The current ongoing pandemic has led to some brutal and shocking, disturbing happenings around us all. Artists across the globe are putting out their thoughts on paper, paying tribute to the heroes and the less fortunate ones too. With many short films being created around this difficult time, filmmaker Kireet Khurana too couldn’t keep his feelings unaddressed and showcased those through an intriguing animated short, Pravaasi.
The events of the current ongoing pandemic are being continuously showcased on the television. Few such incidents which caught the attention of us all were the beatings of the migrants, the police brutality, people dying on roads, after having walked for days merely a few kilometers away from their homes, hunger, pain and the apathy. All very disturbing.
“The most haunting events of the migrants’ exodus stayed with me, and I wanted to string them together as a narrative,” mentioned Khurana. His talented friend and animation director, Vivekananda Roy Ghatak was making his own short snips and posting them on social media on the same issue. Khurana approached Ghatak to see if he would be interested in collaborating to help release this film, since both felt the same about the issue.
“When Kireet approached me I said yes! without seeing the script. But once I saw the script the power of the piece really hit me and I was hooked.” While creating the animation, Ghatak was a bit hesitant to use such disturbing imagery when Khurana pointed out the importance of artists in immortalising such events through their art. “The incidents will slip from public memory, so it is our responsibility as well,” expressed Ghatak.

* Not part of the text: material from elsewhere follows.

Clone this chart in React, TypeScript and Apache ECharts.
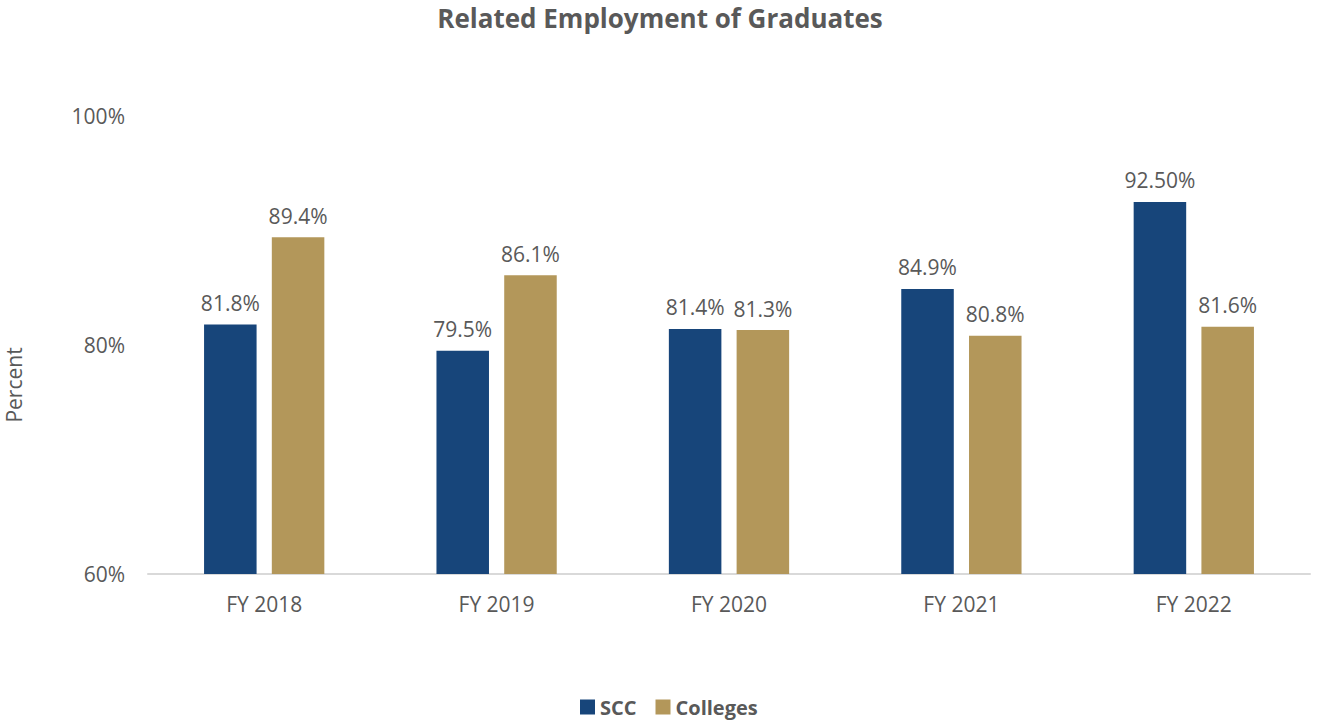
import React, { useEffect, useRef } from "react";
import * as echarts from "echarts";

const categories = ["FY 2018", "FY 2019", "FY 2020", "FY 2021", "FY 2022"];
const sccValues = [81.8, 79.5, 81.4, 84.9, 92.5];
const sccDecimals = [1, 1, 1, 1, 2];
const collegesValues = [89.4, 86.1, 81.3, 80.8, 81.6];
const collegesDecimals = [1, 1, 1, 1, 1];
const yTicks = [60, 80, 100];

const FONT = "Open Sans, Noto Sans, sans-serif";
const TEXT = "#595959";

export default function App() {
  const ref = useRef<HTMLDivElement>(null);
  useEffect(() => {
    if (!ref.current) return;
    const chart = echarts.init(ref.current, null, { renderer: "svg" });
    chart.setOption({
      animation: false,
      backgroundColor: "#ffffff",
      title: {
        text: "Related Employment of Graduates",
        left: "center",
        top: 0,
        textStyle: { fontFamily: FONT, fontSize: 26, fontWeight: "bold", color: TEXT },
      },
      grid: { left: 148, right: 10, top: 116, bottom: 149 },
      legend: {
        bottom: 1,
        left: 575,
        itemWidth: 15,
        itemHeight: 15,
        itemGap: 19,
        icon: "rect",
        textStyle: { fontFamily: FONT, fontSize: 20, fontWeight: "bold", color: TEXT },
        data: ["SCC", "Colleges"],
      },
      graphic: [
        {
          type: "text",
          x: 3,
          y: 385,
          rotation: Math.PI / 2,
          style: {
            text: "Percent",
            fontFamily: FONT,
            fontSize: 21,
            fill: TEXT,
            textAlign: "center",
            textVerticalAlign: "top",
          },
        },
      ],
      xAxis: {
        type: "category",
        data: categories,
        axisLine: { lineStyle: { color: "#D9D9D9", width: 2 } },
        axisTick: { show: false },
        axisLabel: { fontFamily: FONT, fontSize: 21, color: TEXT, margin: 19 },
      },
      yAxis: {
        type: "value",
        min: yTicks[0],
        max: yTicks[yTicks.length - 1],
        interval: 20,
        splitLine: { show: false },
        axisLine: { show: false },
        axisTick: { show: false },
        axisLabel: {
          fontFamily: FONT,
          fontSize: 21,
          color: TEXT,
          margin: 23,
          formatter: (v: number) => `${v}%`,
        },
      },
      series: [
        {
          name: "SCC",
          type: "bar",
          data: sccValues,
          barWidth: "22.6%",
          barGap: "29%",
          itemStyle: { color: "#17457A" },
          label: {
            show: true,
            position: "top",
            distance: 11,
            fontFamily: FONT,
            fontSize: 21,
            color: TEXT,
            formatter: (p: any) => `${sccValues[p.dataIndex].toFixed(sccDecimals[p.dataIndex])}%`,
          },
        },
        {
          name: "Colleges",
          type: "bar",
          data: collegesValues,
          barWidth: "22.6%",
          itemStyle: { color: "#B3975A" },
          label: {
            show: true,
            position: "top",
            distance: 11,
            fontFamily: FONT,
            fontSize: 21,
            color: TEXT,
            formatter: (p: any) =>
              `${collegesValues[p.dataIndex].toFixed(collegesDecimals[p.dataIndex])}%`,
          },
        },
      ],
    });
    return () => chart.dispose();
  }, []);
  return <div ref={ref} style={{ width: 1320, height: 723, position: "absolute", left: 0, top: 0 }} />;
}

Ghatak’s red-white-black style is stark and powerful. It brings alive an emotion that is captivating. “The idea was to trace the actual images from the events without modifying them, so that they are recognisable from the footage seen across the media,” said Khurana. 2D animation served the purpose and it was what helped them use the device of morphing between two sequences within the same couplet seamlessly, Ghatak added.
The animated short is narrated by actress Tapsee Pannu. This is the first time both, Khurana and Pannu worked together. “To get her on board, we had to almost finish the film and show her a close to finished product so that she can sense the impact of the film. The moment she saw the film, she instantly said yes. We are lucky to have her on board as she not only has her heart in the right place, she is also a very talented actress. She has done a wonderful job as a narrator and been a great supporter for the project,” Khurana added.
Pannu with her proper hold over her voice, quite seamlessly managed to make the visuals look more appealing and hard-hitting. Talking about the film and her role, Pannu said, “The people who were part of this project came together considering the incident’s severity. Both me and Kireet Sir were probably on the same page with how we felt about it. The words written by him and narrated by me rightly projected what we felt about the incident.”
The team as a whole attempts to bring empathy among people through this animated short. Ghatak also thinks that the soft power of artists all over the country is a great unifier and a motivator to nudge people out of apathy. “If we have even for a moment managed to make them feel for the migrants, we’ve succeeded in our job,” Khurana concluded.
The artists through various mediums have now become a collective voice of every individual who wants to ask the system, what their exact role is? How is this suffering going to end? The team of Pravaasi, through this short is questioning the entire system, themselves and every other citizen of the country.